As turmoil persists, municipal bond funds look good

Published: Sunday, Jan. 27 2008 12:13 a.m. MST

The focus in tax-advantaged investments in a tumultuous market has turned to municipal bonds.

The traditional benefit to investors of the $2.6 trillion muni market is interest income exempt from federal tax and, in many cases, from state and local taxes, though municipals issued for certain purposes may not be.

As financial markets gyrate on talk of recession, interest rate cuts, tax cuts and troubles of bond insurers, municipal bonds have become much cheaper to buy and their yields more like taxable bonds.

"Almost anyone in the 28 percent tax bracket or above should be considering municipal bonds, and we advise they stay with short-to-intermediate-term, high-quality bonds," said Harold Evensky, certified financial planner with Evensky & Katz, in Coral Gables, Fla. "There's a good deal of risk and very little reward for extending bond maturities out beyond 10 years."

Although muni bonds historically offer about 80 percent of a comparable Treasury's yield, today their yield is about the same even though munis have a tax advantage, Evensky said. The yield increase is because of fears about the credit crunch and bond insurers.

An investor with a diversified portfolio of municipal bonds faces little risk, Evensky said. He considers this a buying opportunity, and uses municipal bond mutual funds of the Vanguard, Fidelity, Thornburg and Schroder fund families for his clients.

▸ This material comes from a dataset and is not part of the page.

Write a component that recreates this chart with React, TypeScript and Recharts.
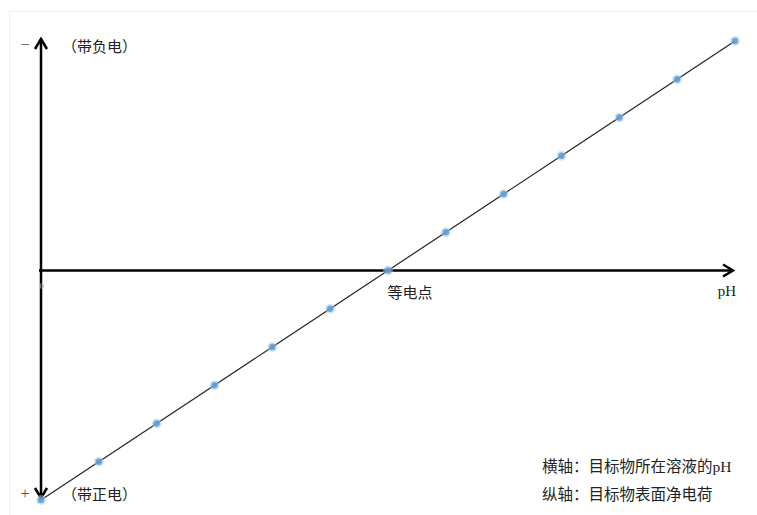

"Municipal bonds are definitely attractive right now because the equity markets are up and down every day, while tax brackets are not going any lower," said David Bendix, certified financial planner and certified public accountant with Bendix Financial Group, Garden City, N.Y. "If you're creating a fixed-income allocation and in a high tax bracket, it just makes sense to have munis."

Bendix favors muni funds from Franklin Templeton, Rochester and Nuveen.

Investors in municipals should have a buy-and-hold mentality, experts said, weathering inevitable storms of credit risk and shifting rates. Mutual funds that invest in a portfolio of munis offer diversification not possible if an investor buys single bonds. The fund managers also seek bonds with reasonable risk. Intermediate-term funds with munis maturing in three to 10 years offer good yields without much volatility.

Downgrading of the credit ratings of insurers of municipal bonds is factored into the bonds' discounted prices, and actual bond default rates are extremely low. It does whack their prices in the short run, and an investor's principal can go down. But plenty of investors with a longer time horizon still see the advantages of munis.